A similar drum, called skor thom, is used in Cambodian classical music.

The "Klong That" is a cylindrical drum with a slightly flared shape in the middle, resembling a barrel. It has two drumheads, each secured by pins called "Sae," (แส้) traditionally made of elephant skin, animal bones, or metal. Usually play using two drumsticks. Each set of drumsticks has two ends: one producing a high-pitched sound called "Tua phu"(ตัวผู้) (male) and the other producing a low-pitched sound called "Tua mia"(ตัวเมีย) (female). The "Tua Phu" is positioned on the right side of the drummer, while the "Tua mia" is on the left.

The "Klong That" is believed to be an ancient Thai drum and has been used in traditional Thai music performances since ancient times up to the present day, often played as part of traditional Thai orchestras.

The "Klong That" drum is a percussion instrument in the Thai musical tradition, categorized as a rhythmic accompaniment instrument. It is played in conjunction with the "Ta Phon" (ตะโพน) Thai drum, where the "Klong That" typically plays the primary beats, leaving gaps in between beats for the "Ta Phon" to fill in with additional rhythms. This interaction between the two instruments ensures synchronization according to the song's rhythm.

While most songs utilize both the "Klong That" and "Ta Phon," there are some pieces where only the "Klong That" is played without the "Ta Phon" accompaniment.

== History ==
The Klong That is a large drum belonging to the Attavitta category, primarily used in the Suvarnabhumi region and its surrounding areas. Historical records indicate that during the period between 298 and 342 AD, there were two Thai kingdoms known as the Chok and Ba regions, situated in the central part of the Yangtze River basin. The "Cho" kingdom, ruled by King Chor Pa Ong from 310 to 343 B.E., was identified as a Thai ethnic group during that time.

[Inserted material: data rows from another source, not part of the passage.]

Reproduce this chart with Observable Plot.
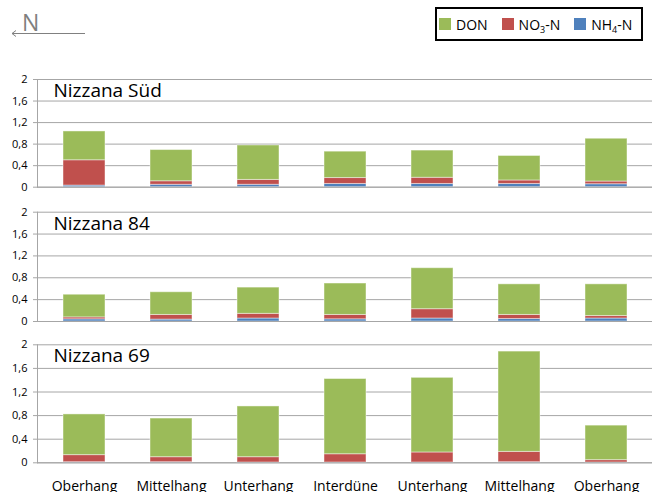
<!DOCTYPE html>
<html>
<head>
<meta charset="utf-8">
<script src="https://cdn.jsdelivr.net/npm/d3@7"></script>
<script src="https://cdn.jsdelivr.net/npm/@observablehq/plot@0.6"></script>
<style>
  html, body { margin: 0; padding: 0; background: #fff; }
  #chart { position: relative; width: 652px; height: 492px; overflow: hidden; font-family: "Open Sans", sans-serif; }
  #chart svg.panel { position: absolute; left: 0; overflow: visible; }
  #legend { position: absolute; left: 435px; top: 7px; width: 208px; height: 34px; box-sizing: border-box;
            border: 2px solid #000; display: flex; align-items: center; padding-left: 2px; font-size: 14px; color: #000; }
  #legend .item { display: flex; align-items: center; margin-right: 14px; white-space: nowrap; }
  #legend .item:last-child { margin-right: 0; }
  #legend .sw { width: 12px; height: 12px; margin-right: 5px; }
  #legend sub { font-size: 9px; vertical-align: -3px; line-height: 0; }
  #north { position: absolute; left: 0; top: 0; }
</style>
</head>
<body>
<div id="chart">
  <svg id="north" width="100" height="45">
    <text x="22" y="31" font-size="23" fill="#7f7f7f" font-family="Open Sans">N</text>
    <line x1="12" y1="33.5" x2="85" y2="33.5" stroke="#808080" stroke-width="1"></line>
    <polyline points="16,30.5 12,33.5 16,36.5" fill="none" stroke="#808080" stroke-width="1"></polyline>
  </svg>
  <div id="legend"></div>
</div>
<script>
// ---- data ----
const locations = ["Oberhang", "Mittelhang", "Unterhang", "Interdüne", "Unterhang", "Mittelhang", "Oberhang"];
const sites = ["Nizzana Süd", "Nizzana 84", "Nizzana 69"];
const series = ["NH4-N", "NO3-N", "DON"];            // stacking order, bottom to top
const legendOrder = ["DON", "NO3-N", "NH4-N"];
const colors = ["#4F81BD", "#C0504D", "#9BBB59"];   // NH4-N, NO3-N, DON
const yTicks = [0, 0.4, 0.8, 1.2, 1.6, 2];

const nh4_sued = [0.03, 0.045, 0.045, 0.06, 0.06, 0.06, 0.055];
const no3_sued = [0.47, 0.065, 0.09, 0.11, 0.115, 0.065, 0.05];
const don_sued = [0.535, 0.58, 0.64, 0.49, 0.505, 0.455, 0.795];

const nh4_84 = [0.04, 0.035, 0.055, 0.04, 0.055, 0.045, 0.055];
const no3_84 = [0.035, 0.085, 0.085, 0.08, 0.17, 0.075, 0.045];
const don_84 = [0.415, 0.415, 0.48, 0.575, 0.75, 0.56, 0.58];

const nh4_69 = [0.01, 0.01, 0.005, 0.005, 0.005, 0.01, 0.005];
const no3_69 = [0.12, 0.085, 0.09, 0.14, 0.17, 0.175, 0.04];
const don_69 = [0.69, 0.655, 0.86, 1.275, 1.265, 1.70, 0.585];

const siteValues = [
  [nh4_sued, no3_sued, don_sued],
  [nh4_84, no3_84, don_84],
  [nh4_69, no3_69, don_69]
];

// ---- layout per panel ----
const panels = [
  {top: 70,  height: 121, marginTop: 9,    marginBottom: 4.3,  xAxis: false},
  {top: 200, height: 125, marginTop: 11.7, marginBottom: 4,    xAxis: false},
  {top: 334, height: 160, marginTop: 10.3, marginBottom: 31.7, xAxis: true}
];

const fmt = d => String(d).replace(".", ",");
const chart = document.getElementById("chart");

sites.forEach((site, s) => {
  const rows = [];
  series.forEach((name, k) => {
    siteValues[s][k].forEach((v, i) => rows.push({i, series: name, value: v}));
  });
  const p = panels[s];
  const marks = [
    Plot.gridY(yTicks, {stroke: "#a6a6a6", strokeOpacity: 1}),
    Plot.axisY(yTicks, {tickSize: 4, tickPadding: 6, tickFormat: fmt, stroke: "#a6a6a6", fill: "#000", fontSize: 11, label: null}),
    Plot.frame({anchor: "left", stroke: "#a6a6a6"}),
    Plot.barY(rows, {
      x: "i", y: "value", fill: "series", order: series,
      stroke: "#ffffff", strokeOpacity: 0.45, strokeWidth: 1
    }),
    Plot.ruleY([0], {stroke: "#a6a6a6"}),
    Plot.text([site], {frameAnchor: "top-left", textAnchor: "start", lineAnchor: "top",
                       dx: 16, dy: 4, fontSize: 19, fill: "#000"})
  ];
  if (p.xAxis) {
    marks.push(Plot.axisX({tickSize: 0, tickPadding: 18, tickFormat: i => locations[i], fontSize: 14, fill: "#000", label: null}));
  }
  const svg = Plot.plot({
    width: 652,
    height: p.height,
    marginLeft: 37,
    marginRight: 0,
    marginTop: p.marginTop,
    marginBottom: p.marginBottom,
    style: {fontFamily: "Open Sans", fontSize: "11px", background: "transparent", color: "#000"},
    x: {type: "band", domain: d3.range(locations.length), paddingInner: 0.52, paddingOuter: 0.26, axis: null, label: null},
    y: {domain: [0, 2], axis: null, label: null},
    color: {domain: series, range: colors},
    marks
  });
  svg.classList.add("panel");
  svg.style.top = p.top + "px";
  chart.appendChild(svg);
});

// ---- legend ----
const legend = document.getElementById("legend");
legendOrder.forEach(name => {
  const item = document.createElement("div");
  item.className = "item";
  const sw = document.createElement("div");
  sw.className = "sw";
  sw.style.background = colors[series.indexOf(name)];
  const label = document.createElement("span");
  label.innerHTML = name.replace(/(\d)/, "<sub>$1</sub>");
  item.appendChild(sw);
  item.appendChild(label);
  legend.appendChild(item);
});
</script>
</body>
</html>
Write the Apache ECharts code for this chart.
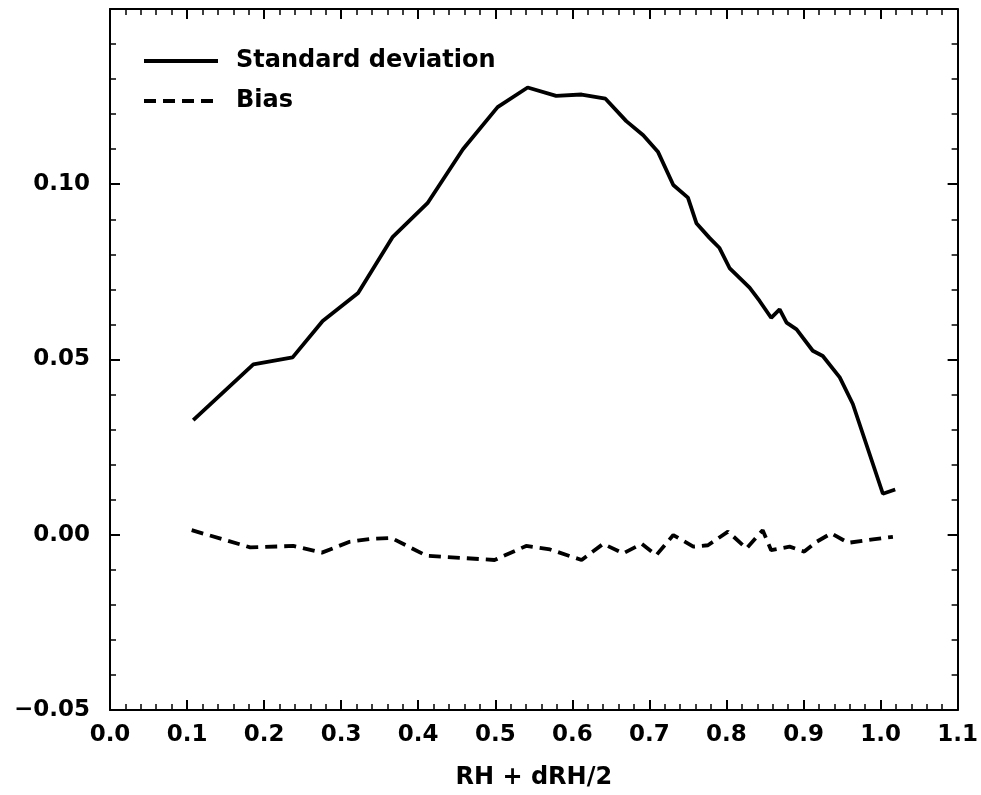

It is documented that China acquired musical instruments from the Thai people residing in the southern part of the river basin, particularly along the Yangtze. Notably, a type of drum still utilized in China today is referred to as the "Nan Tang Ku," denoting drums of the Southern people. This drum closely resembles the Thai "That" drum, signifying its Thai origin since ancient times.

The term "Nan Tang Ku" comprises three words: "Nan," meaning Southern or Tai; "Tang," possibly derived from the Tang Dynasty (1161-1443); and "Ku," translating to drum. The influence of Tang Dynasty music extended to neighboring countries like Korea and Japan, where a similar drum, known as "Tang ko," served as the prototype for Japan's large Taiko drum.

Considering historical and contemporary evidence, It is evident that the drum holds widespread popularity across Southeast Asian countries such as Cambodia, Laos, China, Japan, and Korea. It is believed to have been influenced by the Thai Nan Tang Ku drum. Additionally, a drum akin to the Thai version, named the "Nobud drum," is utilized in India for evening fanfare ceremonies, as mentioned in historical accounts from Varanasi and in ancient texts such as San Somdej's, volume 7.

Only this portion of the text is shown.